Concept Weaver: Enabling Multi-Concept Fusion in Text-to-Image Models
Gihyun Kwon, Simon Jenni, Dingzeyu Li, Joon-Young Lee, Jong Chul Ye, Fabian Caba Heilbron
TL;DR
This work tackles the challenge of generating images that fuse multiple personalized concepts in text-to-image diffusion models. It introduces Concept Weaver, a tuning-free framework that first creates a semantics-aligned template image and then performs region-aware concept fusion using individualized concept models. The approach combines concept bank training, inversion-based guidance, region masks, and a novel multi-concept sampling strategy with feature injection and concept-aware conditioning to preserve structure while aligning appearances with multiple concepts. Experimental results show superior concept fidelity, scalability to more than two concepts, and applicability to real-image editing, with efficient potential extensions via LoRA fine-tuning.
Abstract
While there has been significant progress in customizing text-to-image generation models, generating images that combine multiple personalized concepts remains challenging.
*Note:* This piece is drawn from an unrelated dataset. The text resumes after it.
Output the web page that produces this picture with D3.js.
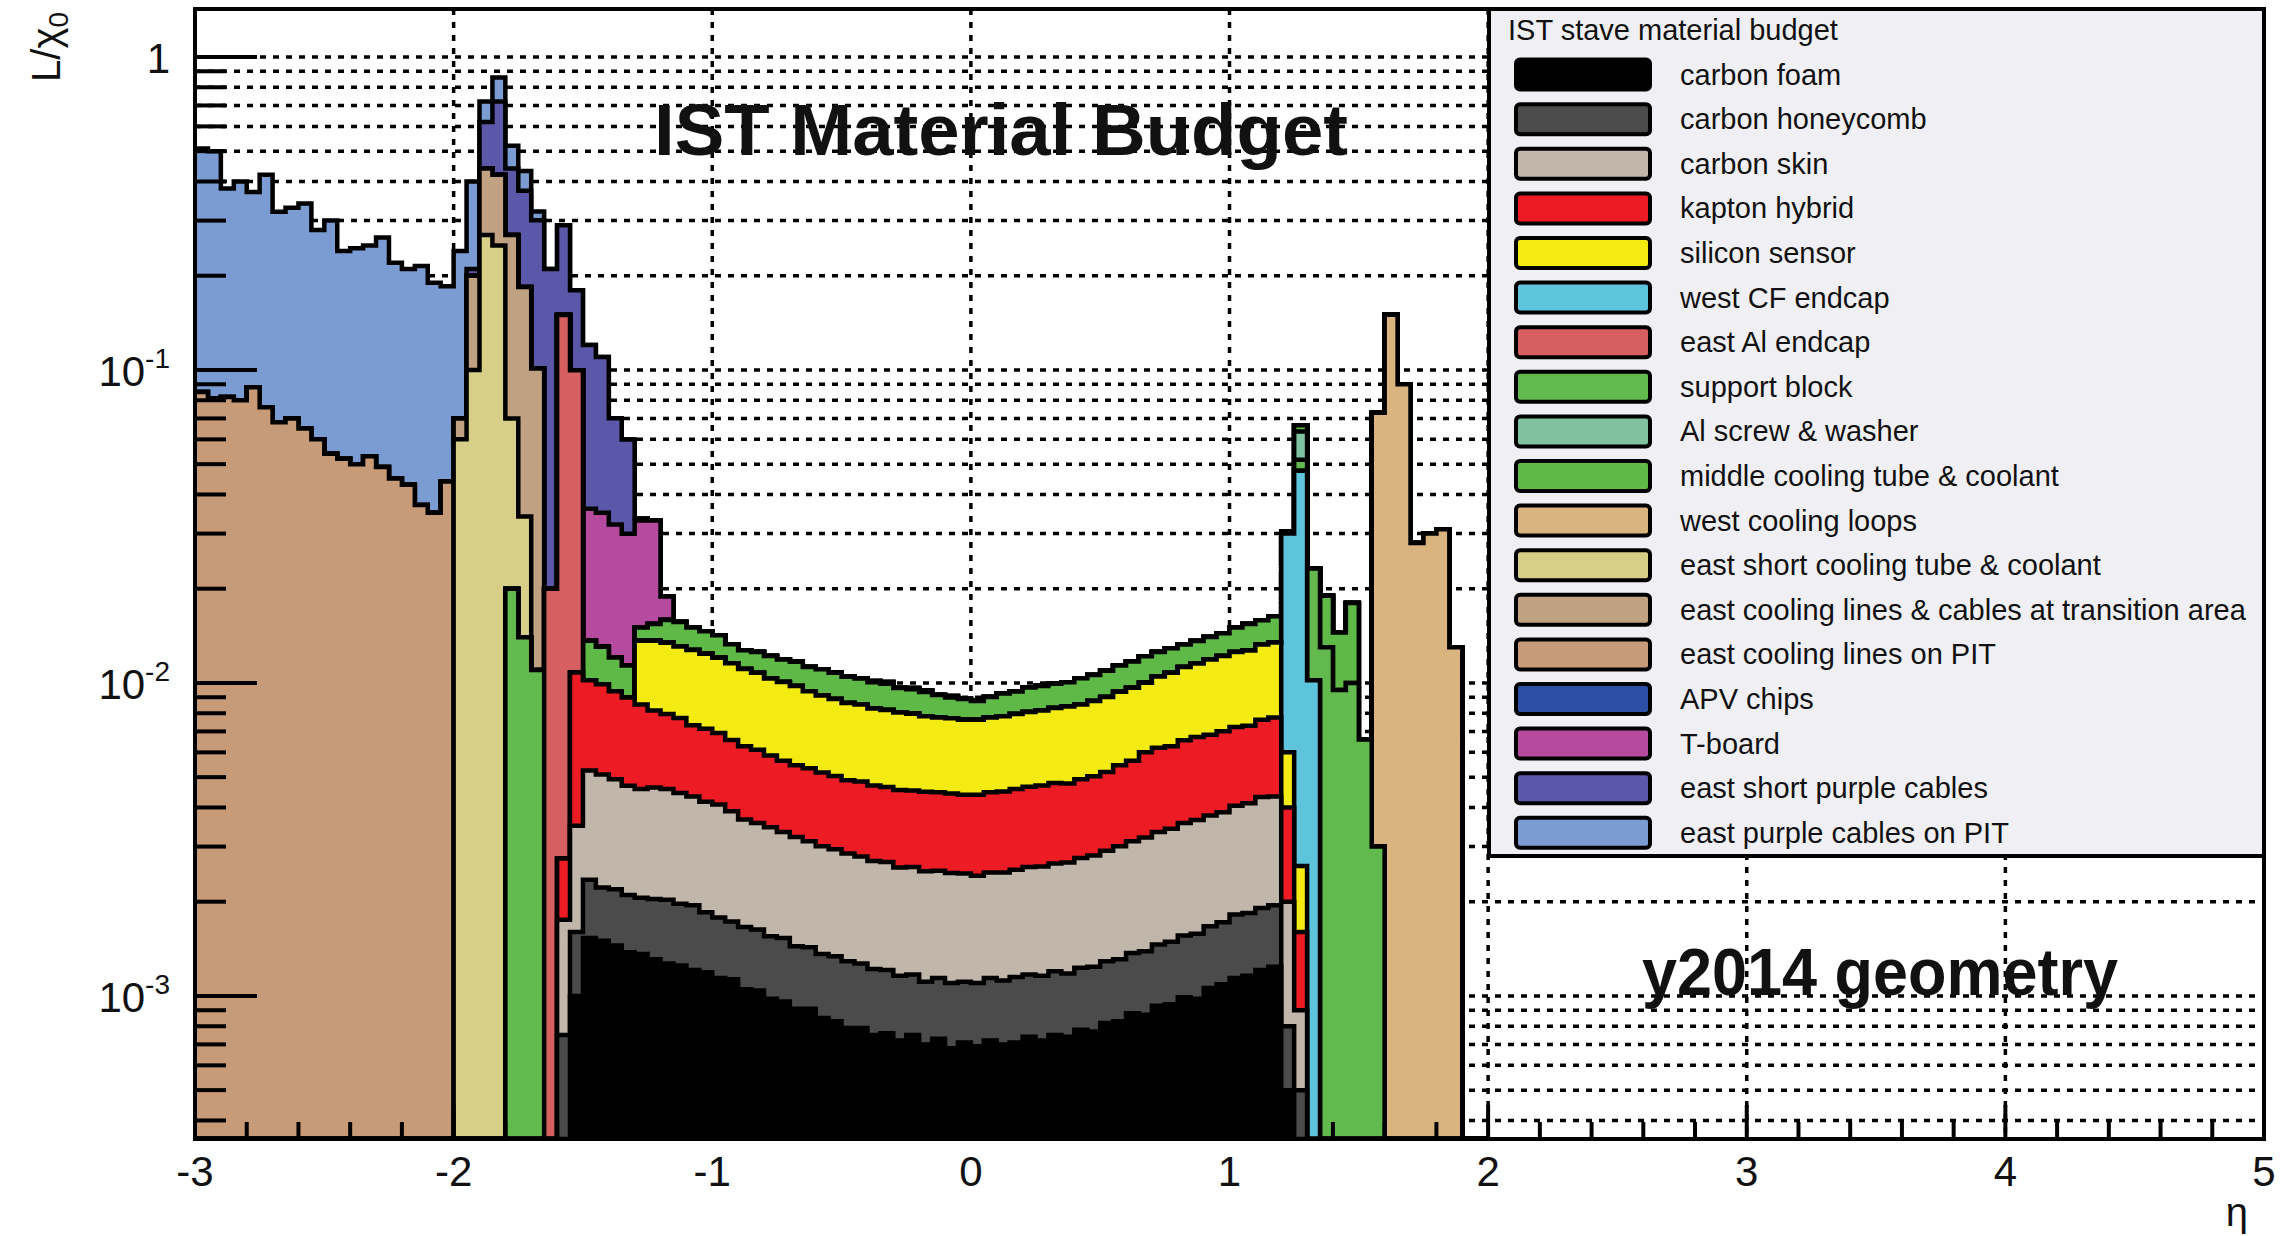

In this work, we introduce Concept Weaver, a method for composing customized text-to-image diffusion models at inference time. Specifically, the method breaks the process into two steps: creating a template image aligned with the semantics of input prompts, and then personalizing the template using a concept fusion strategy. The fusion strategy incorporates the appearance of the target concepts into the template image while retaining its structural details. The results indicate that our method can generate multiple custom concepts with higher identity fidelity compared to alternative approaches. Furthermore, the method is shown to seamlessly handle more than two concepts and closely follow the semantic meaning of the input prompt without blending appearances across different subjects.